The word genocide does not easily trip off the tongue of senior United Nations staff. But now it’s been used by Adama Dieng, the UN special official with special responsibility to advise the UN on the prevention of genocide. He warned that the Central African Republic (CAR) – a byword for human rights abuses for decades – is slipping towards a bloodbath.
“We are seeing armed groups killing people under the guise of their religion,” Dieng told reporters briefing the UN Security Council on Friday. “My feeling is that this will end with Christian communities, Muslim communities killing each other which means that if we don’t act now and decisively I will not exclude the possibility of a genocide occurring.”
This vast, mineral-rich country of 4.6 million people has seen terrible rulers in the past. Jean-Bédel Bokassa ruled for a decade after seizing power in 1966. In that time he proclaimed himself Emperor in a ceremony modelled on Napoleon’s coronation. He was feted by foreign leaders from Gaddafi to the French President, Valéry Giscard d’Estaing, whom he presented with diamonds and took on hunting expeditions. Bokassa’s excesses almost certainly included cannibalism, with human remains being found stored in his fridge.
The present situation is the result of an attack by northern Seleka rebels who seized the capital, Bangui, in March, ousting President Francois Bozize. Since then the already fragile state has lurched towards total anarchy.
Speaking to the New Statesman off the record, an international source still working in the Central African Republic said the country always was what they described as a “phantom state” – since it had so little impact outside of Bangui. Now even that had collapsed. “Virtually everyone who works for the state has now fled from everywhere except the capital.” Outside of the city, chaos now reigns. “There is a terrible combination of extortion, looting, beating and rape,” they said.
The Seleka rebels, led by Michel Djotodia Am Nondroko, who came from the North East, are predominantly Muslim, with some of its fighters coming from neighbouring Chad or Sudan. The majority of the population – particularly in the West of the CAR – are Christian. The current conflict has taken on a distinctly religious character.
This is reflected in an investigation by Amnesty International, which contains detailed reports of attacks on Christian communities. A senior Christian leader is quoted as saying that he and other religious leaders had told the authorities of their fears of religious persecutions. “He said that the Seleka leadership did little to stop soldiers from targeting Christian institutions. The perceptions and fears that factions within Seleka are persecuting non-Muslims in the CAR must be urgently addressed in order to prevent religious conflict,” warns Amnesty.

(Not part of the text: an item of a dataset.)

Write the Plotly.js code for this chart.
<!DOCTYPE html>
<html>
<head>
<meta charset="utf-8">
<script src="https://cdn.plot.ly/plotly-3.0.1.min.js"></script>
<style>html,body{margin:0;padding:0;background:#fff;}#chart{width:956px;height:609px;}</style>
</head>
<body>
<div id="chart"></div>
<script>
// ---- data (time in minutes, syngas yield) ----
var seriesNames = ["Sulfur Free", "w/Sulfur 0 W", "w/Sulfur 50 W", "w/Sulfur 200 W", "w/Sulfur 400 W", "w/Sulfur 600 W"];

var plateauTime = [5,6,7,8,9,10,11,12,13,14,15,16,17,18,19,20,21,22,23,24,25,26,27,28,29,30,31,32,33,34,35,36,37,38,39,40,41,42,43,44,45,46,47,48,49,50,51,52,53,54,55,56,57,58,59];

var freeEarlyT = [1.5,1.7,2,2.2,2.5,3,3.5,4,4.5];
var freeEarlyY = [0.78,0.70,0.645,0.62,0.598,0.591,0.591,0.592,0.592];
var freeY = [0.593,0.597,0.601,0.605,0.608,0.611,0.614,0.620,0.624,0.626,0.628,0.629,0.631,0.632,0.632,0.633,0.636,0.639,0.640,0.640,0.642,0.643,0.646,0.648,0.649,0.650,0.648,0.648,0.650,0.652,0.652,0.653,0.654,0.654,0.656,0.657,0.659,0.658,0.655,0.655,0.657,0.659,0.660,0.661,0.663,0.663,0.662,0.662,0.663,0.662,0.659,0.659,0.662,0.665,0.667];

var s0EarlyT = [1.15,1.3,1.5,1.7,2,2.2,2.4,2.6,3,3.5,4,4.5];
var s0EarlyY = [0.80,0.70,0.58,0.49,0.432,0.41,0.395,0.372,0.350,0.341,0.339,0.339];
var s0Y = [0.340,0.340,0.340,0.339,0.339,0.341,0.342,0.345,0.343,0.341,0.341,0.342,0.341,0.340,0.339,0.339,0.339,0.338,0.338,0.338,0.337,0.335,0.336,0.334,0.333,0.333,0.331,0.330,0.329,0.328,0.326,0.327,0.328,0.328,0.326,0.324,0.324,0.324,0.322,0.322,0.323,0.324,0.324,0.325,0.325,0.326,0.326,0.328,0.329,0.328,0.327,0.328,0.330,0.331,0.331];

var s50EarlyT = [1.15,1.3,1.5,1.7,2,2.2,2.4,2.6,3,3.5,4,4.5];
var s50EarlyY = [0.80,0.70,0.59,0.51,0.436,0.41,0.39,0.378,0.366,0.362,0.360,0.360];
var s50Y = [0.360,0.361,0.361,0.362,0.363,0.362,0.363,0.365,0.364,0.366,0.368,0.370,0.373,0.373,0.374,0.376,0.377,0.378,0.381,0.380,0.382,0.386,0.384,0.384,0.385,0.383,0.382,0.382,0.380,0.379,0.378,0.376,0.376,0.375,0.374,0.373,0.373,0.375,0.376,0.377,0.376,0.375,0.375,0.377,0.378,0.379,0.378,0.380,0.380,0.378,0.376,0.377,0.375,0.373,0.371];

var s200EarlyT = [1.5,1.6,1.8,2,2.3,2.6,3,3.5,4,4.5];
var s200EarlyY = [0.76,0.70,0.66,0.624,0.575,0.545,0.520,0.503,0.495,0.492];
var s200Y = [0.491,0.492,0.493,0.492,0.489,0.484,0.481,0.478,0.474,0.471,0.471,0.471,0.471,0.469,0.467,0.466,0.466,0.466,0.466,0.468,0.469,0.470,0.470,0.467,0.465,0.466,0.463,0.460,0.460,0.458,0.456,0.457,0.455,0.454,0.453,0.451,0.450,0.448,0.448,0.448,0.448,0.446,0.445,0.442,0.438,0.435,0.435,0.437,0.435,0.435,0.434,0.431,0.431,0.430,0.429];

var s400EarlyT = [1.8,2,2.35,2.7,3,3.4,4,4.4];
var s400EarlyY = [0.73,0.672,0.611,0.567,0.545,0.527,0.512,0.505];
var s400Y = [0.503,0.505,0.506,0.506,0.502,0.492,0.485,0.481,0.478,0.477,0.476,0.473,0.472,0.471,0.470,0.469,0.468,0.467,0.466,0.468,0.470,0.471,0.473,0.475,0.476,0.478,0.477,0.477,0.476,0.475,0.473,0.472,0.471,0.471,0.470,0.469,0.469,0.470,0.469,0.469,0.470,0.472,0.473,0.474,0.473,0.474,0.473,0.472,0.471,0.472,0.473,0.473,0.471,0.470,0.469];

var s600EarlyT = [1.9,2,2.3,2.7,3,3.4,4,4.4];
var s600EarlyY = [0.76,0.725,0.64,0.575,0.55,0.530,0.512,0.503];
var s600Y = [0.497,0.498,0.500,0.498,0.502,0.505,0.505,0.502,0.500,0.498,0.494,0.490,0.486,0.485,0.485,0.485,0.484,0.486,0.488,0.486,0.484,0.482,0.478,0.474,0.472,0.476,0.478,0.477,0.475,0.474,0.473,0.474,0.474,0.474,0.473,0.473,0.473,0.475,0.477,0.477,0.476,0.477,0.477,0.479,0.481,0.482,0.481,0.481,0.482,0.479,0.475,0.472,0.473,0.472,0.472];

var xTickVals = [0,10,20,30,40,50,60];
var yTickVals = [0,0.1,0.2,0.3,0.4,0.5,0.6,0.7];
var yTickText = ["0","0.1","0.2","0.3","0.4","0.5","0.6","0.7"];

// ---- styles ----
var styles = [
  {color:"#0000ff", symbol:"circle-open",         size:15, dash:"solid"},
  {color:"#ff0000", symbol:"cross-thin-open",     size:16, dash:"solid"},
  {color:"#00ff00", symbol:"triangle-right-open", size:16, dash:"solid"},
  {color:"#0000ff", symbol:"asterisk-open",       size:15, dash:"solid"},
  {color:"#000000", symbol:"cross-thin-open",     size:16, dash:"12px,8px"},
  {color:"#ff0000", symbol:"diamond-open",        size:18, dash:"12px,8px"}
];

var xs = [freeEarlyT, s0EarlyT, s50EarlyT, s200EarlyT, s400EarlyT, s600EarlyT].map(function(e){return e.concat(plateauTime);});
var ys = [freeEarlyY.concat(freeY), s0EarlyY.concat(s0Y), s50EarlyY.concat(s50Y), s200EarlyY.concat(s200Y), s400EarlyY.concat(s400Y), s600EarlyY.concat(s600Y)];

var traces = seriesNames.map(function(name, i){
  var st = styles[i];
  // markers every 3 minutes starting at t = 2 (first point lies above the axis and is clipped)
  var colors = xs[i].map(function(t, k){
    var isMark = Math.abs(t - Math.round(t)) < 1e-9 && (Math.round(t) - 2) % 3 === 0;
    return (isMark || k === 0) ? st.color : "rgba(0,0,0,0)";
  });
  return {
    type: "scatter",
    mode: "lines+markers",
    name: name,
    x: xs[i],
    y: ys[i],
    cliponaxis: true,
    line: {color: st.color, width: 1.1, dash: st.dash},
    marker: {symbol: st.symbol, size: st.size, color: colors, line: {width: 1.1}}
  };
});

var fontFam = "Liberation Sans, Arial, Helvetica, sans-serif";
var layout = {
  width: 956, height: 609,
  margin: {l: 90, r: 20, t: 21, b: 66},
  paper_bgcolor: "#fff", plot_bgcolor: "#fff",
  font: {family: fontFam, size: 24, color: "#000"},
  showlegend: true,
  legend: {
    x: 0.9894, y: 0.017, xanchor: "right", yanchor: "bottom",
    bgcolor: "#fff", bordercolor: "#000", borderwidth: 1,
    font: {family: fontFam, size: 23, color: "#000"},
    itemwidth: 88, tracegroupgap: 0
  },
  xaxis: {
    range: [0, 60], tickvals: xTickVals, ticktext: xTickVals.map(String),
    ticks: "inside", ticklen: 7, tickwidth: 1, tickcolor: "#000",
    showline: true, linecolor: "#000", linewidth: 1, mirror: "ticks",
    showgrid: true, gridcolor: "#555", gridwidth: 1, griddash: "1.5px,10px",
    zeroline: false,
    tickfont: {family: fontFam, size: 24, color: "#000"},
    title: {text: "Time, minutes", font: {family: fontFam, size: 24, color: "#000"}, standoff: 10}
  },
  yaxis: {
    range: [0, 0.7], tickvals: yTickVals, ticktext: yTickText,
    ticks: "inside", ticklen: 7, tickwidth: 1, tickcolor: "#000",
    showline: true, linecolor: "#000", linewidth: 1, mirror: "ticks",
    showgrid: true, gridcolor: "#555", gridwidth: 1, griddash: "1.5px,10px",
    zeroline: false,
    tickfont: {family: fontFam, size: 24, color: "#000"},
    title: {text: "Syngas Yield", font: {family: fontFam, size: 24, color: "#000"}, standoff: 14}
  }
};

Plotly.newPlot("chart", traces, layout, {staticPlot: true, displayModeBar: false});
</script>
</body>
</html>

Medecins Sans Frontieres (MSF) reports that tens of thousands have fled from their homes, fearing fresh attacks. In Bossangoa an estimated 28,000 people are sheltering in the Catholic Mission, too frightened to return to their houses and fields, even though they are just a few hundred yards away.
Ellen van der Velden, who heads the MSF mission in the country, told the New Statesman that what is urgently required is for international experts to be sent into the country by the UN and other aid agencies. “We need to have experienced aid workers deployed in all areas of the country where humanitarian needs have increased because of the extreme levels of violence. We have noticed that the provision of assistance has a re-assuring influence on people, even in Bossangoa where aid workers provide vital support for the basic survival of this displaced population, terrified by indiscriminate killings,” she notes.
The descent into chaos is taking place despite the presence of international troops. France has maintained a small presence in the capital for many years, but the 410 soldiers are there solely to protect the embassy, the airport and French nationals. African Union and regional troops number just over 1,000, according to Amnesty. They face the Seleka rebels, whose numbers have been swollen since they took Bangui from 5,000 to around 20,000. But even self-proclaimed President Djotodia’s orders reportedly carry little weight, and arbitrary arrests and unlawful detentions continue with impunity.
The difficulty for the African Union and the United Nations is that there are few countries willing to provide outside support. Burundi has offered to send 500 soldiers, but other African states have been reluctant to commit their military to join this morass.
South Africa would be an obvious troop contributor, but this is unlikely to take place. On the eve of the coup, Seleka killed at least 13 South African soldiers. Their deaths resulted in scathing criticism of the South African government’s handling of the mission and in April this year President Jacob Zuma pulled the remaining forces out of the country.
French President Francois Hollande and his South African host discussed the situation in the Central African Republic in Pretoria last month. “We [South Africa] agreed that we need to do something and act quickly,” declared President Zuma. “We have committed… that we are going to be ready to be part of the solution to help the Central African Republic come back to its normality.” But with an election looming in 2014, President Zuma is unlikely to risk the lives of his troops in another foreign mission.
Despite the dire warnings of genocide and the deteriorating situation in the country, the people of the Central African Republic are likely to be left to their fate. Only a slaughter on the scale of Rwanda could really mobilise the international community, already preoccupied with Syria, Pakistan, Afghanistan and all the rest of the global agenda. But this time no-one will be able to argue that the alarm bell was not sounded.